ETI Finance
- Company type: Public
- Industry: Finance
- Founded: 1967; 59 years ago
- Defunct: 2019
- Headquarters: Colombo 07
- Key people: E. A. P. Edirisinghe Soma Edirisinghe& her children as directors

= ETI Finance =

Sri Lankan finance company

Edirisinghe Trust Investments Finance Limited also popularly known as ETI Finance is a Sri Lankan private limited company as well as a non banking financial institution which worked as a licensed finance company accepting deposits from general public. The company's business was primarily based on lending money on gold securities. On 13 July 2020, Central Bank of Sri Lanka decided to cancel the license of the company due to insufficient capital and financial problems regarding repaying depositors' money on demand as well as before maturity.

== Corporate history ==
The company was founded by veteran entrepreneur E. A. P. Edirisinghe in 1967 initially as a pawning business registered under the Finance Companies Act no 78 of 1988. The company later expanded its business activities such as accepting deposits, leasing etc. ETI Finance is a core company of popular family controlled entity EAP Holdings. The company was regarded as a leading financial institution in Sri Lanka for decades and the reputation of the business started to make downfall soon after the death of E. A. P. Edirisinghe. Soma Edirisinghe, wife of EAP Edirisinghe took over the company and remained as the chairperson of the company until her death in 2015.

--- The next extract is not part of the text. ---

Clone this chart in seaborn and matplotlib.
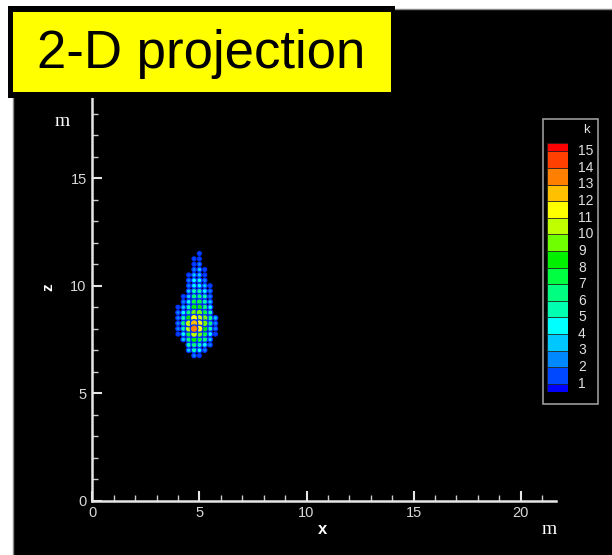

ETI Finance failed to maintain required liquidity position since 2011. The company was accused of not honouring the depositors request of money withdrawals since 2011. The company was issued its first official warning in February 2013 by the Fitch Ratings Lanka for not maintaining the required Statutory Liquid Asset Ratio threshold and downgraded the company's position from BB (lka) to CC (lka).

In 2018, the CBSL warned of temporary regulatory actions against the company under the provisions of Finance Business Act no 42 of 2011 for failing to maintain adequate liquidity position and for failing to pay depositors money and CBSL vehemently took over the ETI Finance with immediate effect. As of 2020, the company defaulted the sum of 20 billion rupees of around 2500 depositors.

In June 2020, the Colombo Magistrate Court issued arrest warrants against the directors of the company with regard to failing to appear on a due court case.

On 13 July 2020, the Central Bank of Sri Lanka officially suspended the licenses of ETI Finance and its subsidiary company Swarnamahal Financial Services following the decision reached during a meeting held by the Monetary Board of CBSL on 10 July 2020.